Thursday 7 September 2017

Malawi - Ups & Downs.

This morning was a bit of a low.


Finally - today I got some money from an ATM. Goodness knows why, but my card has been blocked all week & I can't change sterling in a bank without having an account, which I don't want. I was just about down to my last Kwatcha & I owe money. Then I was able to buy some airtime on my phone from Airtel. So now I can phone & text at last.

The last 24 hours have been one thing after another, but that's only to be expected. 

It's deeply frustrating to have so many, such long, power cuts & no water pressure for a shower, (I'm not sure when I last had one!). I lost almost a whole document I had written for the Training Manual I'm creating because of a power cut. (I thought the computer had been set up with autosave). There are cultural differences with the way people work here & this project has to be completed by the time I go in 8 working days. Too complicated to go into, but its all a bit much.

The food situation last night was dire. Our pasta was cooking on a barbecue because of the outage & the glass dish exploded. The food & glass pieces fell into the charcoal so we couldn't eat it. It was already late, but fortunately, for the first time we had a car at the lodge, so we went to a local hotel for a meal. We thought we would try goat - it was inedible, really tough. So we just ate the chips & coleslaw. A big group from Thames Water were there to do some water project - They obviously get their expenses paid in better accommodation!

Very late to bed. Didn't sleep well, kitchen girls start at 5.00 every day. 

I'm going to have a day out or possibly two at the weekend - either going to Kasungu National Park or to Lilongwe. It depends on driver availablilty. 

But I've got a Geko in my room I call George!

Wednesday 6 September 2017

Malawi - Accommodation

I have lived in Lodges while I am here - 4 different ones so far - one in the capital Lilongwe, which is run by Marists, one in Kasungu which is privately run by a family, one in Nkhotakota right on Lake Malawi, &  finally one in Nkhata Bay, again on Lake Malawi. The first two are basically bungalows. The tourist ones are purpose built.

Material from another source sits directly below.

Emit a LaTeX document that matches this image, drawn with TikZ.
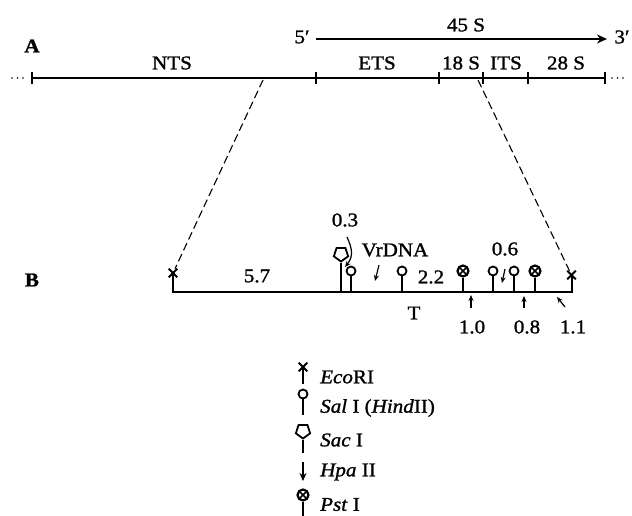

As an aged  "Mzunga" Volunteer I am being put in "good" accommodation, not even approaching 4 - 5* obviously. The first two are basic. The two on Lake Malawi are aimed at tourists, although both were almost empty. Just a French couple in the first one. The location is lovely.

There are things which are beyond control. The words " no pressure" & " go with the flow" have entirely different meanings in Malawi. Getting a hot shower is a daily issue. The water in Kasungu was off for over a week because of the electricity company. So once the water was used up in a tank, if you have one, there is none. Fortunately I was at Lake Malawi when that happened.

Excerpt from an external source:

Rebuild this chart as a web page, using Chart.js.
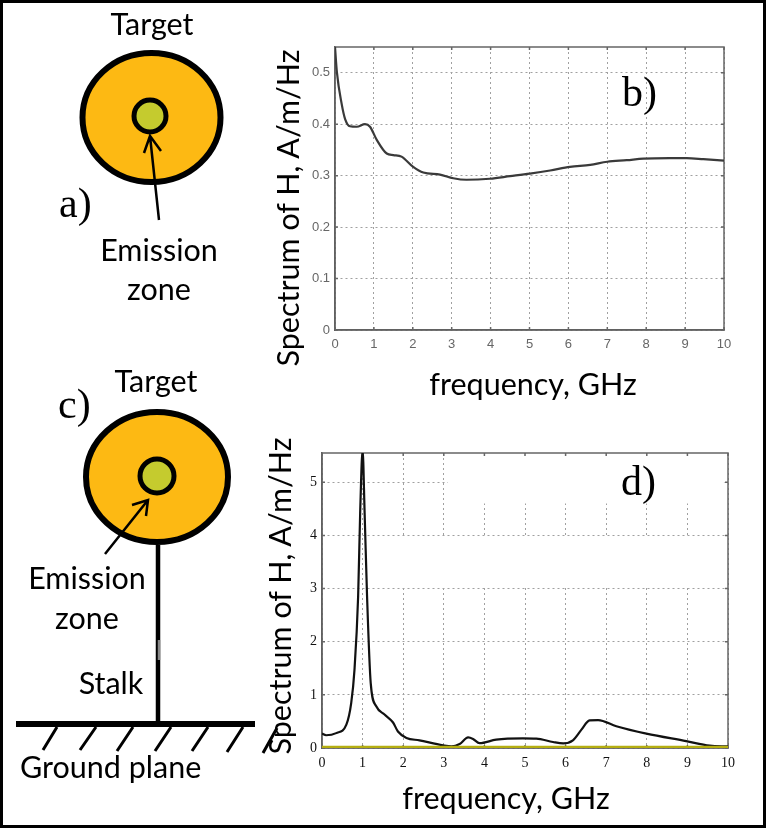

The electricity goes off for hours daily. So if you have solar you can have some light, but it isn't enough to run the pumps. So again showers are not an option. Cooking has to be done over fires.

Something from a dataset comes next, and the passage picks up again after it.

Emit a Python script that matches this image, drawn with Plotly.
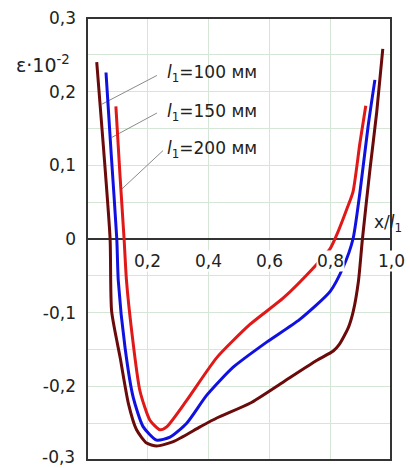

But, and it's a big but, I am well cared for by nice people. I am fed at least twice a day. I have a clean room & ensuite facilities, a comfortable bed. I meet lots of people who are really interesting to talk to. I am much better informed about Africa in general & Malawi in particular.

The contrast between me & the vast majority of people living here simply could not be greater. If you haven't travelled for ages over dreadful dirt roads to remote villages in an old 4WD you have no idea. Seeing it on TV is not the same, this is the reality. These people literally have nothing. They can survive if they can eat something & they don't get sick. If the crops fail, which they do, they have nothing to eat & nothing to sell. Families are big, there are a lot of children to support. It is subsistence living at a really basic level & surviving is a daily round of hard work in the heat.

So, I'm not in any position to complain. I am extremely lucky. I have everything I need here. Back in the UK I am extremely privileged.  When I get back to the UK I hope I will remember that & appreciate it properly.